Machine Learning for the Developing World

Maria De-Arteaga

Carnegie Mellon University

Email address: mdeartea@andrew.cmu.edu

Biography: Maria De-Arteaga is a fourth year PhD candidate in the joint Machine Learning and Public Policy program at Carnegie Mellon University, where she is advised by Artur Dubrawski. She is passionate about creating novel machine learning algorithms that are motivated by existing societal challenges, improving fairness qualities of machine learning systems, and understanding how machine learning can better help us achieve global development goals. During her PhD, Maria has applied her work to counter-human trafficking and sexual violence initiatives, as well as various projects in the healthcare domain.

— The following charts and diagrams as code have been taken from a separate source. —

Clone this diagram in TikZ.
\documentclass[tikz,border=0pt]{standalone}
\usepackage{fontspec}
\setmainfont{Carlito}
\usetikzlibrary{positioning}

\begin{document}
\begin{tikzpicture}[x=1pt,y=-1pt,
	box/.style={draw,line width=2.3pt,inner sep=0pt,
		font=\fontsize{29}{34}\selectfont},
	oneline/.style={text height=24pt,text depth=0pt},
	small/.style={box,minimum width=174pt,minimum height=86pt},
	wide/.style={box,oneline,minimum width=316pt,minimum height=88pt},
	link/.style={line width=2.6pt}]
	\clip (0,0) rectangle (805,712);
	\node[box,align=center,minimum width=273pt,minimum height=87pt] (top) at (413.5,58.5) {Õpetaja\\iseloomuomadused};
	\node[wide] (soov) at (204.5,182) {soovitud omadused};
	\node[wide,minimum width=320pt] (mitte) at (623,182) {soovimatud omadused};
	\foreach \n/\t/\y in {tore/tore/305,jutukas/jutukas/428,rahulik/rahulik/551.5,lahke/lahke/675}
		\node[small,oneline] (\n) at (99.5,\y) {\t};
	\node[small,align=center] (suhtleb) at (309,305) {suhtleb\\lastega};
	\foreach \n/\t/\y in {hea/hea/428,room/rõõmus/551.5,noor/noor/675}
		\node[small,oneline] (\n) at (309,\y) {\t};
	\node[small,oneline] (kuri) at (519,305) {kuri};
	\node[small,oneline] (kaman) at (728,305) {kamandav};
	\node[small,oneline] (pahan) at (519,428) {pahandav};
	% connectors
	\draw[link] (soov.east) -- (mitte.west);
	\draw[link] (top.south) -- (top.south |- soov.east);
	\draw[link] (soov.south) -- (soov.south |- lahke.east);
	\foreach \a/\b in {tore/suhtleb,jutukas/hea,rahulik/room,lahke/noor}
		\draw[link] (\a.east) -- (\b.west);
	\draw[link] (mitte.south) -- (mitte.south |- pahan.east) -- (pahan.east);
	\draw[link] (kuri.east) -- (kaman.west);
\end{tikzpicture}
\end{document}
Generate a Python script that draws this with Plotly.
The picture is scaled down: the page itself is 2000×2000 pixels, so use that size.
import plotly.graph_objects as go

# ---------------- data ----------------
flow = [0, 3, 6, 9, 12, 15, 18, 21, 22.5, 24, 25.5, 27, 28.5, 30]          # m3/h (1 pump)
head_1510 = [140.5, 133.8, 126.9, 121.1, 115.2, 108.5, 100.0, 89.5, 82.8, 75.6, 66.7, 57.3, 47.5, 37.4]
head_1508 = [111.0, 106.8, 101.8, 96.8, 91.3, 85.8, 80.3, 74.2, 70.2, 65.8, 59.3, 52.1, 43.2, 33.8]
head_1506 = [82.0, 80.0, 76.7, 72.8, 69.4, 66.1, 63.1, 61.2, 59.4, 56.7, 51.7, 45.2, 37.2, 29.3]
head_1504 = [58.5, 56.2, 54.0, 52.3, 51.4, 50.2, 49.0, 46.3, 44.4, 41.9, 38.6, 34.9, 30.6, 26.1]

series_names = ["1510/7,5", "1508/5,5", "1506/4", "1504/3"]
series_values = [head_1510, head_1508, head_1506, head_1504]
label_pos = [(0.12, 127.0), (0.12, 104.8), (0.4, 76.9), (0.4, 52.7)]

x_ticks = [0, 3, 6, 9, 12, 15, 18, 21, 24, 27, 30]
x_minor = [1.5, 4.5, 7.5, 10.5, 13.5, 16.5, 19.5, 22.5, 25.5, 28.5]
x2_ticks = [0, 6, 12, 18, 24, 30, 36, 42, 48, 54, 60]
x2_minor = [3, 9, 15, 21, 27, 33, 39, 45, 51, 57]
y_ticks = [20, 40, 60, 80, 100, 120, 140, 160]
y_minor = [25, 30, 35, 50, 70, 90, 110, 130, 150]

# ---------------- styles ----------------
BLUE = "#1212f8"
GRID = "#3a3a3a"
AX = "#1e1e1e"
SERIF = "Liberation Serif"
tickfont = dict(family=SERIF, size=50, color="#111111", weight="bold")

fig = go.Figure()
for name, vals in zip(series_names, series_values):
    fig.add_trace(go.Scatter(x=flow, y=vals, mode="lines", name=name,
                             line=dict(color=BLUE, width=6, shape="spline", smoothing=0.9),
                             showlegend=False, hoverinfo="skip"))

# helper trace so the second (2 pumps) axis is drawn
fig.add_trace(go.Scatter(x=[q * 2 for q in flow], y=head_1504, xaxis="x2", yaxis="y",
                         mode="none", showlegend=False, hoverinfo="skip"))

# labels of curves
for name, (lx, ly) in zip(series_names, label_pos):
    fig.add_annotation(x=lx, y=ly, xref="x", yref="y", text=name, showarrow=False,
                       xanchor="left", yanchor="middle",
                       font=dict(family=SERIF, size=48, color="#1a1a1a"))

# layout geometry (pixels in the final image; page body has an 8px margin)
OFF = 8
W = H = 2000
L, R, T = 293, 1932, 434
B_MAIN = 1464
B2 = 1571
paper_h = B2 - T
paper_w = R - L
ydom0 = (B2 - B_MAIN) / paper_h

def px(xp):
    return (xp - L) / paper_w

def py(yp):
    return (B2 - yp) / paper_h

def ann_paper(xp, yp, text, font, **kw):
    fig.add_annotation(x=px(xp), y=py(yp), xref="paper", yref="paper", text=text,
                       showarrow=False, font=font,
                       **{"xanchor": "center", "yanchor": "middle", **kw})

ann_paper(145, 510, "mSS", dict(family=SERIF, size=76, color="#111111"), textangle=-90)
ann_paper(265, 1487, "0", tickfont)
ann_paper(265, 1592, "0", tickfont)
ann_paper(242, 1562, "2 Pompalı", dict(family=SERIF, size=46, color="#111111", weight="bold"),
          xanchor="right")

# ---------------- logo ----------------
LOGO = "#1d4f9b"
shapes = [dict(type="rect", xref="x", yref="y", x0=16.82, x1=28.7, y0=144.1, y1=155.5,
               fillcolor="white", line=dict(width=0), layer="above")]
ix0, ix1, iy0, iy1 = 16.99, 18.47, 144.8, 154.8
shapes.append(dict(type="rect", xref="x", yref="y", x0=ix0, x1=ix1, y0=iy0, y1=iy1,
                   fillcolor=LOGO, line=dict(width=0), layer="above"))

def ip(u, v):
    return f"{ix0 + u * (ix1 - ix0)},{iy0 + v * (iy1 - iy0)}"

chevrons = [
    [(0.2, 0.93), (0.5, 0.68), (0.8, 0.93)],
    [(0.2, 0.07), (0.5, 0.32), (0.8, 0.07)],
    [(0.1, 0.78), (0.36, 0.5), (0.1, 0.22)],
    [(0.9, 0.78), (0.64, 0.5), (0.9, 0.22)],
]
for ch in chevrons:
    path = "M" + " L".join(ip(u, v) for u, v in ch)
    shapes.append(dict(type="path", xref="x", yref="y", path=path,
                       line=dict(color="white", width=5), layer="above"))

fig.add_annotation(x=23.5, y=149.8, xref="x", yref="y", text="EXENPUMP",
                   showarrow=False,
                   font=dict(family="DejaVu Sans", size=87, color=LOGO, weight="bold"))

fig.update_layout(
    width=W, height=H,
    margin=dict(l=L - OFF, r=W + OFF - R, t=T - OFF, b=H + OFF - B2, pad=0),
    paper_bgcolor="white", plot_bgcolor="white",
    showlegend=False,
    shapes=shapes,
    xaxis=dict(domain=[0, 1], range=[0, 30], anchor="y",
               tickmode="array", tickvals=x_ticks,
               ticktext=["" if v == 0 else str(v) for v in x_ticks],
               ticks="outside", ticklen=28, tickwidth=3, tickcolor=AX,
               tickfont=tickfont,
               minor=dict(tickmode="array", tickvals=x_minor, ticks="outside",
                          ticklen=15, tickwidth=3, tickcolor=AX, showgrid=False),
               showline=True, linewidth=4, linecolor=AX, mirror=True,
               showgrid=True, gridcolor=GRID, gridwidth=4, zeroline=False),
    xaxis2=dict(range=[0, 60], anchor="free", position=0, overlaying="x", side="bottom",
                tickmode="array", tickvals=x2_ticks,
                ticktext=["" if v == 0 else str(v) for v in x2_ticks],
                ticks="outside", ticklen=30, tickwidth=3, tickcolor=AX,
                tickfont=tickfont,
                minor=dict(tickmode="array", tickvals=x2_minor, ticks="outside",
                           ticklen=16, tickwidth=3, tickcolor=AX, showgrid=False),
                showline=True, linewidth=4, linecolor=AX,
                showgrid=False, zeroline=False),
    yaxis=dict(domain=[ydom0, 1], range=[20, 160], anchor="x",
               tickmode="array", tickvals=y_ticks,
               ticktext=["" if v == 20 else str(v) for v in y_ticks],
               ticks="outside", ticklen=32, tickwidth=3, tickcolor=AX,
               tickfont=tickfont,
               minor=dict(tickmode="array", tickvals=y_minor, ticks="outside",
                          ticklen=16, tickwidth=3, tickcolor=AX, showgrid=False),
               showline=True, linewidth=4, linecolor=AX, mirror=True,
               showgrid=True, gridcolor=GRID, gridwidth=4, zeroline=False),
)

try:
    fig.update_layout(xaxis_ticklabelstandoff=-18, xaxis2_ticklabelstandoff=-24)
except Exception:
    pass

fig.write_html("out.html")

In 2017, she co-organized the NIPS Workshop on Machine Learning for the Developing World.


Researchers from across the social and computer sciences are increasingly using machine learning to study and address global development challenges. In this talk, I examine the burgeoning field of machine learning for the developing world (ML4D). Suggestions of best practices drawn from the literature for ensuring that ML4D projects are relevant to the advancement of development objectives are presented, followed by a discussion on how developing world challenges can motivate the design of novel machine learning methodologies. This talk proposes a roadmap for bridging development gaps through ML, accompanied by examples from the literature. It also discusses how technical complications of ML4D can be treated as novel research questions, how ML4D can motivate new research directions, and where machine learning can be most useful.